Ruins of Fort Primož - Slideshow
Also within the memorial park on Freedom Hill at Ilirska Bistrica is a small concrete monument in honor of the revolutionary anti-fascist group called TIGR (Photo 8). The sculpture was created by Slovene artist Janez Lenassi and unveiled in 2001 in order to commemorate the 60th anniversary since the "2nd Trieste Process", during which ten anti-fascist & TIGR members were executed by a fascist Italian court in Trieste in December of 1941. The name of the group TIGR is an acronym for the four geographic regions which this organization represents: Trieste (Italy), the Istrian peninsula, Gorizia (Italy) and Rijeka (Croatia) -- these four locations are inscribed on the front of monument. On the back side of the monument is an inscription that reads (translated roughly into English): "To all TIGR members and anti-fascists of the Reke River Valley, Brkini Hills and the Upper Pivka River: YOU!... it is you who have accepted the pride of the Primorska people and the freedom of one nationality." This inscription is written in multiple languages. The side of the monument is inscribed the ten names of those executed in 1941.
Photo 8: TIGR Monument
The TIGR organization was formed in response to Italy's fascist government's Italianization of culturally Croat and Slovene people who lived in the former Austro-Hungarian areas transferred to Italy after WWI. Not wanting their culture and traditions eliminated, many of those opposed to these efforts joined TIGR to resist this forced Italian assimilation. It was one of Europe's earliest anti-fascist groups, but was dismantled by Italy and German secret police by 1941, with much of its leadership being executed and many its members exiled or sent to death camps.
And Additional Sites of Interest:
Pivka NOB Monument: Roughly 17km north of Ilirska Bistrica is the small town of Pivka. At the center of that town is a WWII monument that commemorates the community's local fighters who perished during the People's Liberation Struggle. The monument consists of a figurative bronze monument depicting a young male fighter poised in a dramatic stance prepared to throw what looks like a grenade. The sculpture was created in 1951 by Slovene artist Anton Sigulin. Around the sculpture are plaques bearing the inscribed names of fallen WWII fighters. A photo of the monument can be seen at THIS link, while its exact coordinates are N45°40'42.5", E14°11'39.4".

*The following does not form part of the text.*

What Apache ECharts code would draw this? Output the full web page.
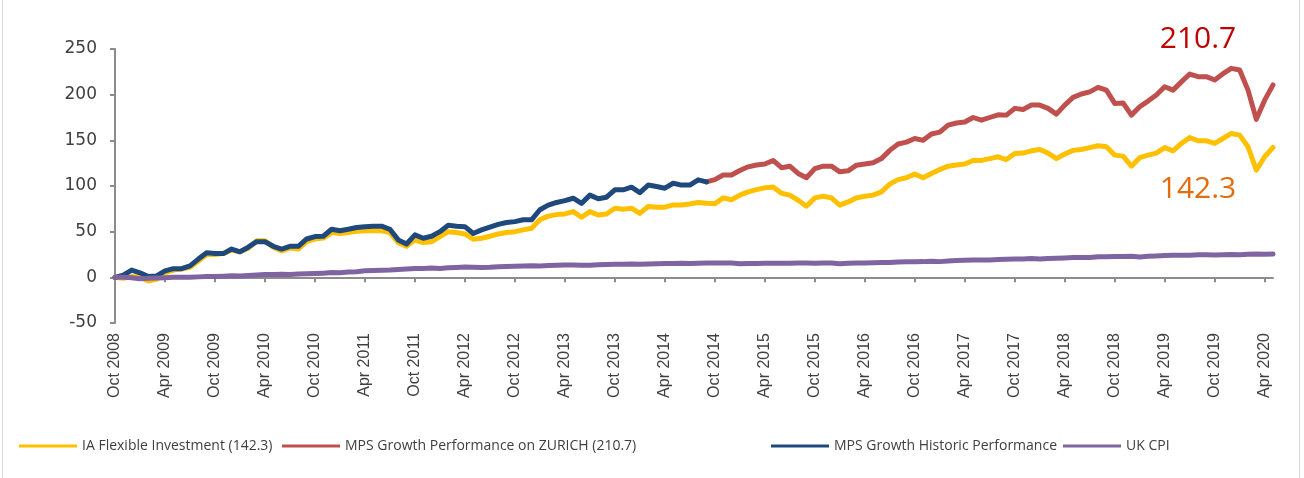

This monument is within a city park on top of Brinškov Hill inside the city center of Ilirska Bistrica. If you are taking the main road through the town, Gregorčičeva cesta (Hwy 6), turn west onto Vojkov Drevored, then immediately turn right onto Hrib Svobode road heading uphill (see turn HERE on Google StreetView). At this point, drive uphill and park along the road once you reach the park at the top of the hill. The precise coordinates for the parking area are N45°34'04.3", E14°14'28.7" (click for map). From there, followed the park's trails to the very top of the hill. The monument can easily be found in the center of the park.